Practical Ways to Reduce Water Near the Foundation

Homeowners can lower risk by keeping gutters clean, extending downspouts, correcting low spots, maintaining window wells, and keeping landscaping below vulnerable wall openings. Soil should be shaped so water moves away from the home, and hard surfaces should not drain toward the foundation.

It is also wise to review the yard after major changes. New patios, garden beds, fences, walkways, additions, and driveway work can all alter how water moves. A small change in one area can create a new drainage problem somewhere else.
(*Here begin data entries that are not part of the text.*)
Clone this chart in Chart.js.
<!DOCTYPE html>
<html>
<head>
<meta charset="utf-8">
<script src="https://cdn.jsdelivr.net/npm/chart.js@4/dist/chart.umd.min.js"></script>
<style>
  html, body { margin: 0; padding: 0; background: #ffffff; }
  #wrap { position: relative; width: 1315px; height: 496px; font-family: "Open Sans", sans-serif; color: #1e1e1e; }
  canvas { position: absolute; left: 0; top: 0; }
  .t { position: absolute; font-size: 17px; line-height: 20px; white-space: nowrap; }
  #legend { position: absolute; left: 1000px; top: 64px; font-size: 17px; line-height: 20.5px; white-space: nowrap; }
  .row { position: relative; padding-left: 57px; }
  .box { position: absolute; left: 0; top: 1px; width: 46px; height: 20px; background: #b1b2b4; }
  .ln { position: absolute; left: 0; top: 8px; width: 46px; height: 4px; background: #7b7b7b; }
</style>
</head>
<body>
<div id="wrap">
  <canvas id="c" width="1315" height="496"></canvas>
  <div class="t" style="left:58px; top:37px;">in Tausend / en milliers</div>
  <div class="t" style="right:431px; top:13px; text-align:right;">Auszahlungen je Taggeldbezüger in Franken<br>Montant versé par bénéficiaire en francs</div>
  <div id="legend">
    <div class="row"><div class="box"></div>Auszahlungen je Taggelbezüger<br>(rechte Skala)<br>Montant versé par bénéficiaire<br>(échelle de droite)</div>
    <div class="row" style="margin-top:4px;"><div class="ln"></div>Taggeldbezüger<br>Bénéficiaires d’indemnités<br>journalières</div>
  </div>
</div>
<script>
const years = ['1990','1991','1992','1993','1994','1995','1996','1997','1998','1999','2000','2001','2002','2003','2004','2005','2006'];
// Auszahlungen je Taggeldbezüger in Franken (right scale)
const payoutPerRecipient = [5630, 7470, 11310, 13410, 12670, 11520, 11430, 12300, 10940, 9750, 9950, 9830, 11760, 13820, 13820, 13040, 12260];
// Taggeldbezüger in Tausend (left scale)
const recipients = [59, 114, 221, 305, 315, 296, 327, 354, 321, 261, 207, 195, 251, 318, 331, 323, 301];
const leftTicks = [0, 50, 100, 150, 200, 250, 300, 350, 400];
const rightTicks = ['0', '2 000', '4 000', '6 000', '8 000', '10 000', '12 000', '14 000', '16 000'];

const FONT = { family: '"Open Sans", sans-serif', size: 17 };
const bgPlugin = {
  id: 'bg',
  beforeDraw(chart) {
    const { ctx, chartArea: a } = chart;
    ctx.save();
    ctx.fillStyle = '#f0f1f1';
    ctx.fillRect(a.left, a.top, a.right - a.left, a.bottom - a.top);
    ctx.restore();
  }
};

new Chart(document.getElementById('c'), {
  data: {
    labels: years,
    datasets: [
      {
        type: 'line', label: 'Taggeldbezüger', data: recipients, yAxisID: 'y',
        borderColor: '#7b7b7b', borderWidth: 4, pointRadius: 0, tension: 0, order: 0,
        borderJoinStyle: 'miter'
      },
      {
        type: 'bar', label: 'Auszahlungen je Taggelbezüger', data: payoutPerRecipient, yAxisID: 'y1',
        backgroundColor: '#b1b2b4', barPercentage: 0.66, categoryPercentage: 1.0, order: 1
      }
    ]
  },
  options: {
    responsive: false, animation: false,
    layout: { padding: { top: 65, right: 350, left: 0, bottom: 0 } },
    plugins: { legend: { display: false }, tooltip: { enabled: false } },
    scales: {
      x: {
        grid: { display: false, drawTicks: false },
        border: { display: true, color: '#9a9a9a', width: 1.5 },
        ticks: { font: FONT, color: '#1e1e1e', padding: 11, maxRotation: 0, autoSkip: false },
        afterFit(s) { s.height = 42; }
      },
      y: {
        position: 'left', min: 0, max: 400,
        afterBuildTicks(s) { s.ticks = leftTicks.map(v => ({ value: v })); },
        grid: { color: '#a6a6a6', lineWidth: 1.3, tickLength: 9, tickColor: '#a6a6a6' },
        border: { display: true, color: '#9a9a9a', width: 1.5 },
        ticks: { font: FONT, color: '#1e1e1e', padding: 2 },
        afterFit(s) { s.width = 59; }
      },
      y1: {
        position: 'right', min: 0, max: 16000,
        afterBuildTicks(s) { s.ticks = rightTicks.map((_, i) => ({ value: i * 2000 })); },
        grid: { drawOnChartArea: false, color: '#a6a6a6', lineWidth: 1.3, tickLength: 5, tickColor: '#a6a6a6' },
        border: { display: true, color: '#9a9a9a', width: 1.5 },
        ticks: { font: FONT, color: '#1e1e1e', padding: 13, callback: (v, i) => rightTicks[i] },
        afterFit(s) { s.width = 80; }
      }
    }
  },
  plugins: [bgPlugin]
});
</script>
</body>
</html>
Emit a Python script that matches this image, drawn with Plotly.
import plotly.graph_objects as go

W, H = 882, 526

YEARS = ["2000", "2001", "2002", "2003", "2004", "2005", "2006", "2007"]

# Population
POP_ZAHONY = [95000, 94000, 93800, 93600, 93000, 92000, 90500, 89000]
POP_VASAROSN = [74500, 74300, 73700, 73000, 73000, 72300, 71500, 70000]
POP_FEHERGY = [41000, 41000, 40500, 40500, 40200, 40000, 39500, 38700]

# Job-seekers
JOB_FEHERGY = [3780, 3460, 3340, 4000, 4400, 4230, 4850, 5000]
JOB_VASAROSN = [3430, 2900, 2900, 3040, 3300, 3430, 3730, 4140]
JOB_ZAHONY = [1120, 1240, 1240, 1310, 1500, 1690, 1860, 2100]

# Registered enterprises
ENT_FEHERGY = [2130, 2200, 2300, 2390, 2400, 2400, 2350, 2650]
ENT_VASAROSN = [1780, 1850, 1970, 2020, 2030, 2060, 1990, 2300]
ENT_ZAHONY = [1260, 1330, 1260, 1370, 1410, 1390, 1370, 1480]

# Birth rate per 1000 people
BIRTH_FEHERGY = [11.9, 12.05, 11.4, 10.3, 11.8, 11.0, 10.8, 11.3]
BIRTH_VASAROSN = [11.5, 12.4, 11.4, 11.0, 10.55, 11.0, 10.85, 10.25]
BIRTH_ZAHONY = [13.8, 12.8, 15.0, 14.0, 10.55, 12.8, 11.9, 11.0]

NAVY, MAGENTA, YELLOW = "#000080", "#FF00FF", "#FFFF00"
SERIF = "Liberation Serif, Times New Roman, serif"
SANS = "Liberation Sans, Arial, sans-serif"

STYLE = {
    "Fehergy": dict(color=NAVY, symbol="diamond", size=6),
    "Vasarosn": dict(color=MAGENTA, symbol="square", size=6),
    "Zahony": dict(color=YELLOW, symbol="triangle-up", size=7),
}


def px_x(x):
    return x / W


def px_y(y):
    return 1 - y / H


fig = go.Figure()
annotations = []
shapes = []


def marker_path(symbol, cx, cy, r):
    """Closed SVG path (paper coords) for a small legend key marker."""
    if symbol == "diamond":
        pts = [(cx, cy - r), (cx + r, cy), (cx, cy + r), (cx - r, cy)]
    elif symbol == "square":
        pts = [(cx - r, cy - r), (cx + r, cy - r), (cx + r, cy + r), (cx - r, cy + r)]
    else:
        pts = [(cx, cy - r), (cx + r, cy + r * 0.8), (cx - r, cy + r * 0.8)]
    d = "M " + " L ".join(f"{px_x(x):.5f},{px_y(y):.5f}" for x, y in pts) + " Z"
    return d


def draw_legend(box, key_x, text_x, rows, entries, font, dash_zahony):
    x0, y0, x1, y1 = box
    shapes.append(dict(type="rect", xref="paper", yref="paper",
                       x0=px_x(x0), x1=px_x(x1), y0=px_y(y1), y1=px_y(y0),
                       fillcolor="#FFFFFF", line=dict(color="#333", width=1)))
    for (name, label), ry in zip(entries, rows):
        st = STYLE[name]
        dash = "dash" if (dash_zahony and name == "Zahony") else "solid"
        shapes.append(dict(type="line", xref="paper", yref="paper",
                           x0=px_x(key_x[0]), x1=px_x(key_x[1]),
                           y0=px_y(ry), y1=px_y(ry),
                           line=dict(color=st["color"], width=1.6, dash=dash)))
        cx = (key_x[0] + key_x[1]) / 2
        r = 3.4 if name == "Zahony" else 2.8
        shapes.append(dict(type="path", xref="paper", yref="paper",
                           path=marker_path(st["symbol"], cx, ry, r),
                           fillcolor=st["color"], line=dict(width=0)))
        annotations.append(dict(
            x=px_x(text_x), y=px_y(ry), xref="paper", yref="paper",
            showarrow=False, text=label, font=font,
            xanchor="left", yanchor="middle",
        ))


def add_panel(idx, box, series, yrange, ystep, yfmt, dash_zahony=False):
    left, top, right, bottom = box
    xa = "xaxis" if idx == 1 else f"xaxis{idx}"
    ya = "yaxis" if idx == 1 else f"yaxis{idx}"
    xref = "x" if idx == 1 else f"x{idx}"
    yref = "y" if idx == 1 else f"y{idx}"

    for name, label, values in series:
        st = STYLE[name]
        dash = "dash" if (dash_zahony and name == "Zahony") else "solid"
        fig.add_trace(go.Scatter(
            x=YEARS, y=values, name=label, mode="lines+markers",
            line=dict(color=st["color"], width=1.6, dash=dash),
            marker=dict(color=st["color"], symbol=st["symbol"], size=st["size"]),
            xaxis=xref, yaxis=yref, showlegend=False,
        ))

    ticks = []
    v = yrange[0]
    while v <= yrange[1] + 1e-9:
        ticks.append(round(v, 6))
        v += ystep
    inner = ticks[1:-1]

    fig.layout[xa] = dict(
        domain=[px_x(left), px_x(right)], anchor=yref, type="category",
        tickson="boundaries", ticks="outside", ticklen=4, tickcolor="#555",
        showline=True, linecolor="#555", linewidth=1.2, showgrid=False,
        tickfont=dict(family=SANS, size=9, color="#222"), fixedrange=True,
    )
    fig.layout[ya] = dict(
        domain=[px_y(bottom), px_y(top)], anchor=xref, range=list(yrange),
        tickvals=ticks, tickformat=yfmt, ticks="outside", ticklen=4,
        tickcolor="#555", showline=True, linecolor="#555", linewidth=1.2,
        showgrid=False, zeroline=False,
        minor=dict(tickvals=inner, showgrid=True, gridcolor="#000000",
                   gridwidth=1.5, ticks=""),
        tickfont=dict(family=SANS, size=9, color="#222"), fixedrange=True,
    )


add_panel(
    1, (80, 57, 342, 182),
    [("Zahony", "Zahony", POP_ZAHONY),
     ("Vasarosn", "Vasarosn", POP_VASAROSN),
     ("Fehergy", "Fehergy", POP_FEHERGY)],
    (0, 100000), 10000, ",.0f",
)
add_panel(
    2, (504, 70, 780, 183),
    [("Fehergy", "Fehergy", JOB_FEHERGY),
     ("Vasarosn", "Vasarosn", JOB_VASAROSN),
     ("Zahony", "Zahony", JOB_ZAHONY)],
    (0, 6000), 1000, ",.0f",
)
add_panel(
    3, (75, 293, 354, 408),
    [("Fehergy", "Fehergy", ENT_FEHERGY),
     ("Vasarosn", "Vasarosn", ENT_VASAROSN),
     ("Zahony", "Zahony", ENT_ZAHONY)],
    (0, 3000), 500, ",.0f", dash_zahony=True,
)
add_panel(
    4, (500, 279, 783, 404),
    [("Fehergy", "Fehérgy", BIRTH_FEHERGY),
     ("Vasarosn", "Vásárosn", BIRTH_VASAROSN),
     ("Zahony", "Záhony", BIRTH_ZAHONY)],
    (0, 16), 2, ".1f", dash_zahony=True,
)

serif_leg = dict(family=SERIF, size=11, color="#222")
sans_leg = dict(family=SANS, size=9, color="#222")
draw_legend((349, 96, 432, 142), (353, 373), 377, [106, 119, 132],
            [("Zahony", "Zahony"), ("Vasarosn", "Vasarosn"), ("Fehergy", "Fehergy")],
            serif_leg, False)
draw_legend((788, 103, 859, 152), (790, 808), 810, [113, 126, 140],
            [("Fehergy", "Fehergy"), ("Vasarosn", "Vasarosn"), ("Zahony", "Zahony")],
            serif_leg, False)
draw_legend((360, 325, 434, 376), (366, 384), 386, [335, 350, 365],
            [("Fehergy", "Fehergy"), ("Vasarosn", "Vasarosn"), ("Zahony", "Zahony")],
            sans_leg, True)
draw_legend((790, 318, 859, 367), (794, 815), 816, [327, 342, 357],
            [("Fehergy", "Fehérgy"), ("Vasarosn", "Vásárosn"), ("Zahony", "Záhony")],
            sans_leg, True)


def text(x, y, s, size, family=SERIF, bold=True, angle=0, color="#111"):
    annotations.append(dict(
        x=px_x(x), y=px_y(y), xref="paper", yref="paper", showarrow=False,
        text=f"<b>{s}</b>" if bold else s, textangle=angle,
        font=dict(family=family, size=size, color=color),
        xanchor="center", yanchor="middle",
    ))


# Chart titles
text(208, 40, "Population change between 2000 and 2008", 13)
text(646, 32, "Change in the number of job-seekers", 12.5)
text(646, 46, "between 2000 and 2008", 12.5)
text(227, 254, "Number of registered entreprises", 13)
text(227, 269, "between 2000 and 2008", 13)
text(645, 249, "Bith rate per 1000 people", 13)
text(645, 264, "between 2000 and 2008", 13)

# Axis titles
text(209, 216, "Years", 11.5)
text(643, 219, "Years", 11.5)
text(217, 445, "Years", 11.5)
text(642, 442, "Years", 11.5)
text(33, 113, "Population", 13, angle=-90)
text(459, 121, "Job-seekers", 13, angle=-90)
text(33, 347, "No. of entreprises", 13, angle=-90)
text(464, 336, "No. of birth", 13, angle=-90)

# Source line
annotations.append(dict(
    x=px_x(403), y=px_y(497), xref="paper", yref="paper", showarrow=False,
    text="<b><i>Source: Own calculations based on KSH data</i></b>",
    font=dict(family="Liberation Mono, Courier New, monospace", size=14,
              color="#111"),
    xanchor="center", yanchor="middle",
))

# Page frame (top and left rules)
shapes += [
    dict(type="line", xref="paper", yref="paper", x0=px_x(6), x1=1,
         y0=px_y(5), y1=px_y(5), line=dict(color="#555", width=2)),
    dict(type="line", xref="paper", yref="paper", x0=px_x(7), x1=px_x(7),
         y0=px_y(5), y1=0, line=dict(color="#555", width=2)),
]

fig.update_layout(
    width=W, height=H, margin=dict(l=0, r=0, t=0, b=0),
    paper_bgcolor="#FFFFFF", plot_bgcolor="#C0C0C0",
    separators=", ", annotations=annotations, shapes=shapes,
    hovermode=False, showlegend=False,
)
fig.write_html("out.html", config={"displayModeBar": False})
The main point is simple: water management starts outside. A dry basement is not only about what happens inside the foundation walls. It also depends on how the yard handles every rainfall, snowmelt, and thaw.

Final Thoughts

Small grading mistakes rarely feel urgent at first. A shallow puddle near a downspout or a damp flower bed beside the wall may not look serious. But repeated water exposure can slowly create the conditions that lead to basement leaks, foundation cracks, mould concerns, and expensive repairs.

Good grading gives water a clear direction away from the home. It protects the foundation, reduces pressure on drainage systems, and supports long-term basement health. Homeowners who inspect their yards regularly and correct small slope problems early can prevent many moisture issues before they move indoors.

When grading problems appear alongside cracks, basement dampness, window well flooding, or recurring leaks, the safest next step is a full drainage and foundation assessment. In many cases, the solution is not one repair, but a combination of proper grading, controlled roof runoff, working foundation drains, and professional waterproofing where needed.